• [RECORDED INFORMATION]
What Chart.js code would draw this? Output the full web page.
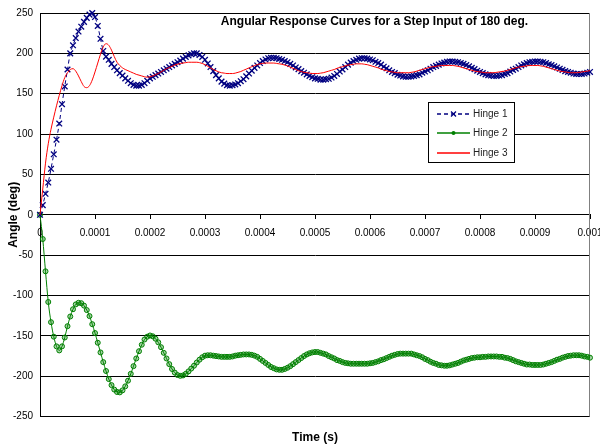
<!DOCTYPE html>
<html>
<head>
<meta charset="utf-8">
<title>Angular Response Curves</title>
<script src="https://cdn.jsdelivr.net/npm/chart.js@4.4.1/dist/chart.umd.min.js"></script>
<style>
  body { margin: 0; background: #fff; }
  #wrap { width: 600px; height: 447px; }
</style>
</head>
<body>
<div id="wrap"><canvas id="angleChart" width="600" height="447"></canvas></div>
<script>
// time grid (s), one sample every 5 microseconds, 0 .. 0.00101
var times = [];
for (var i = 0; i <= 202; i++) times.push(i * 5e-6);

var xTickValues = [0, 0.0001, 0.0002, 0.0003, 0.0004, 0.0005, 0.0006, 0.0007, 0.0008, 0.0009, 0.001];
var xTickLabels = ['0', '0.0001', '0.0002', '0.0003', '0.0004', '0.0005', '0.0006', '0.0007', '0.0008', '0.0009', '0.001'];
var yTickValues = [-250, -200, -150, -100, -50, 0, 50, 100, 150, 200, 250];
var yTickLabels = ['-250', '-200', '-150', '-100', '-50', '0', '50', '100', '150', '200', '250'];

var seriesNames = ['Hinge 1', 'Hinge 2', 'Hinge 3'];

// angle (deg), one row = 50 microseconds
var hinge1 = [
  0, 12, 26, 40, 57, 75, 93, 113, 137, 159,
  180, 200, 210, 219, 227, 233, 239, 244, 248, 250,
  245, 234, 218, 203, 196, 192, 187, 183, 179, 175.5,
  172.5, 169, 166, 163, 161, 160, 160, 161, 163, 166,
  169, 171, 173, 175, 177, 179, 181, 183, 185, 187,
  189, 191, 193.5, 195.5, 197.5, 199, 200, 200, 198, 195.5,
  192, 187.5, 183, 178, 173, 169, 165, 162.5, 160.5, 160,
  160.5, 161.5, 163, 165.5, 168, 171.5, 175, 178.5, 182, 185,
  188, 190.5, 192.5, 194, 194.5, 194.5, 194, 193, 192, 190.5,
  189, 187, 185, 182.5, 180.5, 178, 176, 174, 172, 170.5,
  169, 168.5, 167.5, 167.5, 168, 168.5, 170, 172, 174.5, 177.5,
  180, 183, 186, 188.5, 190.5, 192, 193.5, 194, 194, 193.5,
  192.5, 191.5, 189.5, 188, 186, 183.5, 181.5, 179, 177, 175.5,
  173.5, 172.5, 171.5, 171, 171, 171.5, 172, 173, 174, 176,
  177.5, 179, 181, 183, 184.5, 186, 187.5, 188.5, 189.5, 190,
  190, 189.5, 189, 188, 187, 185.5, 184, 182, 180.5, 178.5,
  177, 175.5, 174, 173, 172.5, 172, 172, 172.5, 173, 174.5,
  175.5, 177.5, 179.5, 181, 183, 185, 186.5, 188, 189, 189.5,
  190, 190, 189.5, 189, 188, 186.5, 185.5, 184, 182.5, 181,
  179.5, 178, 177, 176, 175, 174.5, 174.5, 174.5, 175, 176,
  177
];

var hinge2 = [
  0, -30, -70, -108, -133, -151, -163, -168, -163, -152,
  -138, -126, -117, -111, -109, -109.5, -112.5, -118, -125.5, -135.5,
  -146.5, -158.5, -170.5, -182.5, -193.5, -203.5, -211, -216.5, -219.5, -220,
  -217.5, -212.5, -205.5, -197, -187.5, -178, -169, -161, -154.5, -151,
  -149.5, -150.5, -153.5, -158, -164, -171, -178, -185, -191, -195.5,
  -198.5, -199.5, -199, -197, -194, -190.5, -187, -183, -179.5, -176.5,
  -174.5, -174, -174, -174.5, -175, -175.5, -176, -176, -176, -176,
  -175.5, -174.5, -174, -173.5, -173, -173, -173, -173.5, -174.5, -176,
  -178.5, -181, -183.5, -186, -188.5, -190, -191.5, -192, -192, -191,
  -189.5, -187.5, -185, -182.5, -180, -177.5, -175, -173, -171.5, -170.5,
  -170, -170, -171, -172, -173, -175, -176.5, -178, -180, -181,
  -182.5, -183.5, -184, -184.5, -184.5, -184.5, -184.5, -184.5, -184.5, -184.5,
  -184, -183.5, -182.5, -181.5, -180, -179, -177.5, -176, -174.5, -173.5,
  -172.5, -172, -172, -172, -172, -172, -173, -174, -175, -176.5,
  -178.5, -180, -182, -183.5, -184.5, -186, -186.5, -187, -187, -186.5,
  -185.5, -184.5, -183.5, -182, -180.5, -179.5, -178.5, -177.5, -177, -176.5,
  -176.5, -176, -176, -175.5, -175.5, -175.5, -175.5, -176, -176, -177,
  -177.5, -178.5, -180, -181.5, -182.5, -183.5, -184.5, -185.5, -185.5, -186,
  -186, -186, -186, -185.5, -184.5, -183.5, -182.5, -181, -179.5, -178.5,
  -177, -176, -175, -174.5, -174, -174, -174, -174.5, -175.5, -176,
  -177, -178.5, -179.5
];

var hinge3 = [
  0, 32, 64, 88, 106, 121, 135, 148, 160, 170,
  176, 180, 181, 178, 172, 165, 159, 157.5, 160, 167,
  177, 188, 199, 208, 212, 210, 204, 196, 189, 185,
  182, 180, 178.5, 177, 175.5, 174, 173, 172, 171, 170.5,
  171, 172, 173.5, 175, 177, 179, 181, 182.5, 184, 185.5,
  186.5, 187.5, 188, 188.5, 189, 189, 189, 189, 188.5, 187.5,
  186, 184, 182, 180, 178.5, 177, 176, 175.5, 175, 175,
  175, 175.5, 176.5, 177.5, 179, 180.5, 182, 183.5, 185, 186,
  187, 187.5, 188, 188, 188, 188, 187.5, 187, 186.5, 185.5,
  184.5, 183, 181.5, 180, 178.5, 177.5, 176.5, 176, 175.5, 175,
  175, 175, 175.5, 176, 177, 178, 179, 180, 181.5, 182.5,
  183.5, 184.5, 185.5, 186, 186.5, 187, 187, 187, 186.5, 186,
  185, 184, 183, 182, 180.5, 179.5, 178.5, 177.5, 177, 176.5,
  176, 176, 176, 176, 176, 176.5, 177, 178, 179, 180,
  181, 182, 183, 183.5, 184, 184.5, 185, 185, 185, 185,
  185, 184.5, 184, 183, 182, 181, 180, 179, 178, 177.5,
  177, 176.5, 176, 176, 176, 176, 176.5, 177, 177.5, 178,
  179, 180, 181, 182, 183, 183.5, 184, 184.5, 185, 185,
  185, 185, 184.5, 184, 183, 182, 181, 180, 179, 178,
  177.5, 177, 176.5, 176, 176, 176, 176.5, 177, 177.5, 178,
  178.5, 179, 180
];

var seriesColors = ['#000080', '#008000', '#ff0000'];

function toPoints(values) {
  return values.map(function (v, i) { return { x: times[i], y: v }; });
}

var FONT = "'Liberation Sans', Arial, sans-serif";
Chart.defaults.font.family = FONT;
Chart.defaults.color = '#000';

// chart title, right border of the plot and the boxed legend inside the plot
var chartDecor = {
  id: 'chartDecor',
  beforeDatasetsDraw: function (chart) {
    var ctx = chart.ctx, area = chart.chartArea;
    ctx.save();
    ctx.strokeStyle = '#808080';
    ctx.lineWidth = 1;
    ctx.beginPath();
    ctx.moveTo(Math.round(area.right) - 0.5, area.top);
    ctx.lineTo(Math.round(area.right) - 0.5, area.bottom);
    ctx.stroke();
    ctx.restore();
  },
  afterDraw: function (chart) {
    var ctx = chart.ctx;
    ctx.save();
    ctx.font = 'bold 12px ' + FONT;
    ctx.fillStyle = '#000';
    ctx.textAlign = 'center';
    ctx.textBaseline = 'middle';
    ctx.fillText('Angular Response Curves for a Step Input of 180 deg.', 374.5, 21.5);

    // legend
    var lx = 428.5, ly = 102.5, lw = 86, lh = 60;
    ctx.fillStyle = '#fff';
    ctx.fillRect(lx, ly, lw, lh);
    ctx.strokeStyle = '#000';
    ctx.lineWidth = 1;
    ctx.strokeRect(lx, ly, lw, lh);
    ctx.font = '10px ' + FONT;
    ctx.textAlign = 'left';
    seriesNames.forEach(function (name, i) {
      var y = Math.round(114 + i * 19.3);
      var col = seriesColors[i];
      ctx.lineWidth = 1.3;
      ctx.strokeStyle = col;
      ctx.setLineDash(i === 0 ? [4, 3] : []);
      ctx.beginPath();
      ctx.moveTo(437, y);
      ctx.lineTo(470, y);
      ctx.stroke();
      ctx.setLineDash([]);
      var mx = 453.5;
      if (i === 0) {
        ctx.beginPath();
        ctx.moveTo(mx - 2.5, y - 2.5); ctx.lineTo(mx + 2.5, y + 2.5);
        ctx.moveTo(mx + 2.5, y - 2.5); ctx.lineTo(mx - 2.5, y + 2.5);
        ctx.stroke();
      } else if (i === 1) {
        ctx.fillStyle = col;
        ctx.beginPath();
        ctx.arc(mx, y, 2, 0, Math.PI * 2);
        ctx.fill();
      }
      ctx.fillStyle = '#222';
      ctx.fillText(name, 473, y);
    });
    ctx.restore();
  }
};

var ctx = document.getElementById('angleChart').getContext('2d');
var angleChart = new Chart(ctx, {
  type: 'line',
  data: {
    datasets: [{
      label: seriesNames[0],
      data: toPoints(hinge1),
      borderColor: seriesColors[0],
      borderWidth: 1,
      borderDash: [4, 3],
      pointStyle: 'crossRot',
      pointRadius: 4,
      pointBorderColor: seriesColors[0],
      pointBackgroundColor: seriesColors[0],
      pointBorderWidth: 1.3,
      order: 1,
      clip: false
    }, {
      label: seriesNames[1],
      data: toPoints(hinge2),
      borderColor: seriesColors[1],
      borderWidth: 1,
      pointStyle: 'circle',
      pointRadius: 2.5,
      pointBorderColor: seriesColors[1],
      pointBackgroundColor: 'rgba(0,128,0,0.35)',
      pointBorderWidth: 1,
      order: 2,
      clip: false
    }, {
      label: seriesNames[2],
      data: toPoints(hinge3),
      borderColor: seriesColors[2],
      borderWidth: 1,
      pointRadius: 0,
      order: 0,
      clip: false
    }]
  },
  options: {
    responsive: false,
    animation: false,
    cubicInterpolationMode: 'monotone',
    layout: { padding: { left: 0, right: 10, top: 13, bottom: 0 } },
    scales: {
      x: {
        type: 'linear',
        position: { y: 0 },
        min: 0,
        max: 0.001,
        afterBuildTicks: function (scale) {
          scale.ticks = xTickValues.map(function (v) { return { value: v }; });
        },
        afterFit: function (scale) {
          scale.paddingLeft = 0;
          scale.paddingRight = 0;
        },
        grid: { drawOnChartArea: false, drawTicks: true, tickLength: 4, color: '#000' },
        border: { color: '#000', width: 1 },
        ticks: {
          autoSkip: false,
          maxRotation: 0,
          padding: 8,
          font: { size: 10 },
          color: '#000',
          callback: function (v, i) { return xTickLabels[i]; }
        }
      },
      y: {
        type: 'linear',
        min: -250,
        max: 250,
        afterBuildTicks: function (scale) {
          scale.ticks = yTickValues.map(function (v) { return { value: v }; });
        },
        afterFit: function (scale) { scale.width = 40; },
        grid: { color: '#000', drawTicks: false },
        border: { color: '#000', width: 1 },
        ticks: {
          padding: 7,
          font: { size: 10 },
          color: '#000',
          callback: function (v, i) { return yTickLabels[i]; }
        },
        title: {
          display: true,
          text: 'Angle (deg)',
          font: { size: 12, weight: 'bold' },
          color: '#000',
          padding: { top: 6, bottom: 0 }
        }
      }
    },
    plugins: {
      legend: { display: false },
      tooltip: { enabled: false },
      title: {
        display: true,
        position: 'bottom',
        fullSize: false,
        text: 'Time (s)',
        color: '#000',
        font: { size: 12, weight: 'bold' },
        padding: { top: 14, bottom: 2 }
      }
    }
  },
  plugins: [chartDecor]
});
</script>
</body>
</html>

• [YOUR TASK]
Pictures are excluded; extract exactly the lines from the start of the data through the line that holds "var seriesNames = ['Hinge", both ends included.

• [WRITTEN SOLUTION]
What Chart.js code would draw this? Output the full web page.
<!DOCTYPE html>
<html>
<head>
<meta charset="utf-8">
<title>Angular Response Curves</title>
<script src="https://cdn.jsdelivr.net/npm/chart.js@4.4.1/dist/chart.umd.min.js"></script>
<style>
  body { margin: 0; background: #fff; }
  #wrap { width: 600px; height: 447px; }
</style>
</head>
<body>
<div id="wrap"><canvas id="angleChart" width="600" height="447"></canvas></div>
<script>
// time grid (s), one sample every 5 microseconds, 0 .. 0.00101
var times = [];
for (var i = 0; i <= 202; i++) times.push(i * 5e-6);

var xTickValues = [0, 0.0001, 0.0002, 0.0003, 0.0004, 0.0005, 0.0006, 0.0007, 0.0008, 0.0009, 0.001];
var xTickLabels = ['0', '0.0001', '0.0002', '0.0003', '0.0004', '0.0005', '0.0006', '0.0007', '0.0008', '0.0009', '0.001'];
var yTickValues = [-250, -200, -150, -100, -50, 0, 50, 100, 150, 200, 250];
var yTickLabels = ['-250', '-200', '-150', '-100', '-50', '0', '50', '100', '150', '200', '250'];

var seriesNames = ['Hinge 1', 'Hinge 2', 'Hinge 3'];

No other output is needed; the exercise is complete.